Transcribe the listing verbatim. Do not carry over any pictures.
# # # # #
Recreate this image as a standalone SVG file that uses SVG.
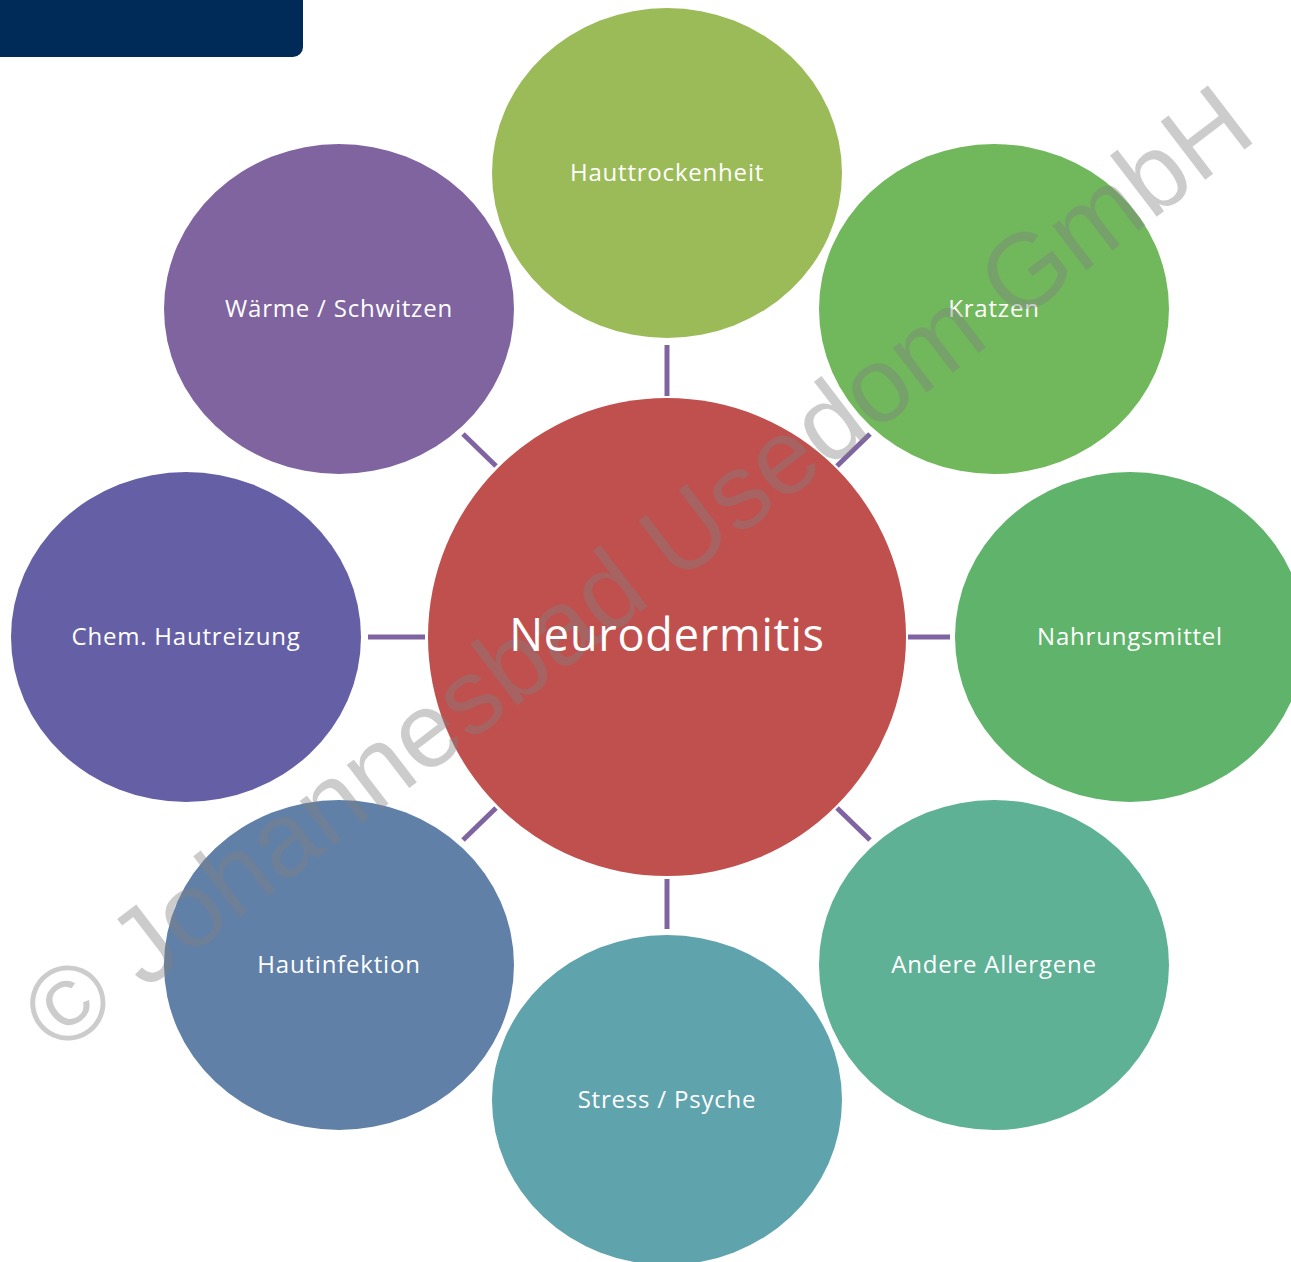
<svg xmlns="http://www.w3.org/2000/svg" width="1291" height="1262" viewBox="0 0 1291 1262">
<style>
.lbl{font-family:"Open Sans","Noto Sans",sans-serif;font-size:24px;letter-spacing:0.8px;fill:#ffffff;text-anchor:middle}
.big{font-family:"Open Sans","Noto Sans",sans-serif;font-size:45px;letter-spacing:0.8px;fill:#ffffff;text-anchor:middle}
.con line{stroke:#8064A2;stroke-width:5}
.wm{font-family:"Liberation Sans",Arial,sans-serif;font-size:106.5px;fill:#808080;fill-opacity:0.4}
</style>
<rect width="1291" height="1262" fill="#ffffff"/>
<path d="M0 0 H303 V47 A10 10 0 0 1 293 57 H0 Z" fill="#002A58"/>
<g class="con">
<line x1="667" y1="345" x2="667" y2="396"/>
<line x1="667" y1="879" x2="667" y2="929"/>
<line x1="368" y1="637" x2="425" y2="637"/>
<line x1="908" y1="637" x2="950" y2="637"/>
<line x1="463" y1="434" x2="496" y2="466"/>
<line x1="837" y1="466" x2="870" y2="434"/>
<line x1="463" y1="840" x2="496" y2="808"/>
<line x1="837" y1="808" x2="870" y2="840"/>
</g>
<g id="n1"><ellipse cx="667" cy="173" rx="175" ry="165" fill="#9BBB59"/><text class="lbl" x="667" y="181">Hauttrockenheit</text></g>
<g id="n2"><ellipse cx="994" cy="309" rx="175" ry="165" fill="#71B85C"/><text class="lbl" x="994" y="317">Kratzen</text></g>
<g id="n3"><ellipse cx="1130" cy="637" rx="175" ry="165" fill="#5FB36B"/><text class="lbl" x="1130" y="645">Nahrungsmittel</text></g>
<g id="n4"><ellipse cx="994" cy="965" rx="175" ry="165" fill="#5EB195"/><text class="lbl" x="994" y="973">Andere Allergene</text></g>
<g id="n5"><ellipse cx="667" cy="1100" rx="175" ry="165" fill="#5FA3AC"/><text class="lbl" x="667" y="1108">Stress / Psyche</text></g>
<g id="n6"><ellipse cx="339" cy="965" rx="175" ry="165" fill="#6180A8"/><text class="lbl" x="339" y="973">Hautinfektion</text></g>
<g id="n7"><ellipse cx="186" cy="637" rx="175" ry="165" fill="#6560A5"/><text class="lbl" x="186" y="645">Chem. Hautreizung</text></g>
<g id="n8"><ellipse cx="339" cy="309" rx="175" ry="165" fill="#8064A0"/><text class="lbl" x="339" y="317">Wärme / Schwitzen</text></g>
<g id="center"><circle cx="667" cy="637" r="239" fill="#C0504D"/>
<text class="wm" x="59" y="1056" transform="rotate(-37.4 59 1056)">© Johannesbad Usedom GmbH</text>
<text class="big" x="667" y="651">Neurodermitis</text></g>
</svg>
# # # # #
Exercise solution
Recreate this image as a standalone SVG file that uses SVG.
<svg xmlns="http://www.w3.org/2000/svg" width="1291" height="1262" viewBox="0 0 1291 1262">
<style>
.lbl{font-family:"Open Sans","Noto Sans",sans-serif;font-size:24px;letter-spacing:0.8px;fill:#ffffff;text-anchor:middle}
.big{font-family:"Open Sans","Noto Sans",sans-serif;font-size:45px;letter-spacing:0.8px;fill:#ffffff;text-anchor:middle}
.con line{stroke:#8064A2;stroke-width:5}
.wm{font-family:"Liberation Sans",Arial,sans-serif;font-size:106.5px;fill:#808080;fill-opacity:0.4}
</style>
<rect width="1291" height="1262" fill="#ffffff"/>
<path d="M0 0 H303 V47 A10 10 0 0 1 293 57 H0 Z" fill="#002A58"/>
<g class="con">
<line x1="667" y1="345" x2="667" y2="396"/>
<line x1="667" y1="879" x2="667" y2="929"/>
<line x1="368" y1="637" x2="425" y2="637"/>
<line x1="908" y1="637" x2="950" y2="637"/>
<line x1="463" y1="434" x2="496" y2="466"/>
<line x1="837" y1="466" x2="870" y2="434"/>
<line x1="463" y1="840" x2="496" y2="808"/>
<line x1="837" y1="808" x2="870" y2="840"/>
</g>
<g id="n1"><ellipse cx="667" cy="173" rx="175" ry="165" fill="#9BBB59"/><text class="lbl" x="667" y="181">Hauttrockenheit</text></g>
<g id="n2"><ellipse cx="994" cy="309" rx="175" ry="165" fill="#71B85C"/><text class="lbl" x="994" y="317">Kratzen</text></g>
<g id="n3"><ellipse cx="1130" cy="637" rx="175" ry="165" fill="#5FB36B"/><text class="lbl" x="1130" y="645">Nahrungsmittel</text></g>
<g id="n4"><ellipse cx="994" cy="965" rx="175" ry="165" fill="#5EB195"/><text class="lbl" x="994" y="973">Andere Allergene</text></g>
<g id="n5"><ellipse cx="667" cy="1100" rx="175" ry="165" fill="#5FA3AC"/><text class="lbl" x="667" y="1108">Stress / Psyche</text></g>
<g id="n6"><ellipse cx="339" cy="965" rx="175" ry="165" fill="#6180A8"/><text class="lbl" x="339" y="973">Hautinfektion</text></g>
<g id="n7"><ellipse cx="186" cy="637" rx="175" ry="165" fill="#6560A5"/><text class="lbl" x="186" y="645">Chem. Hautreizung</text></g>
<g id="n8"><ellipse cx="339" cy="309" rx="175" ry="165" fill="#8064A0"/><text class="lbl" x="339" y="317">Wärme / Schwitzen</text></g>
<g id="center"><circle cx="667" cy="637" r="239" fill="#C0504D"/>
<text class="wm" x="59" y="1056" transform="rotate(-37.4 59 1056)">© Johannesbad Usedom GmbH</text>
<text class="big" x="667" y="651">Neurodermitis</text></g>
</svg>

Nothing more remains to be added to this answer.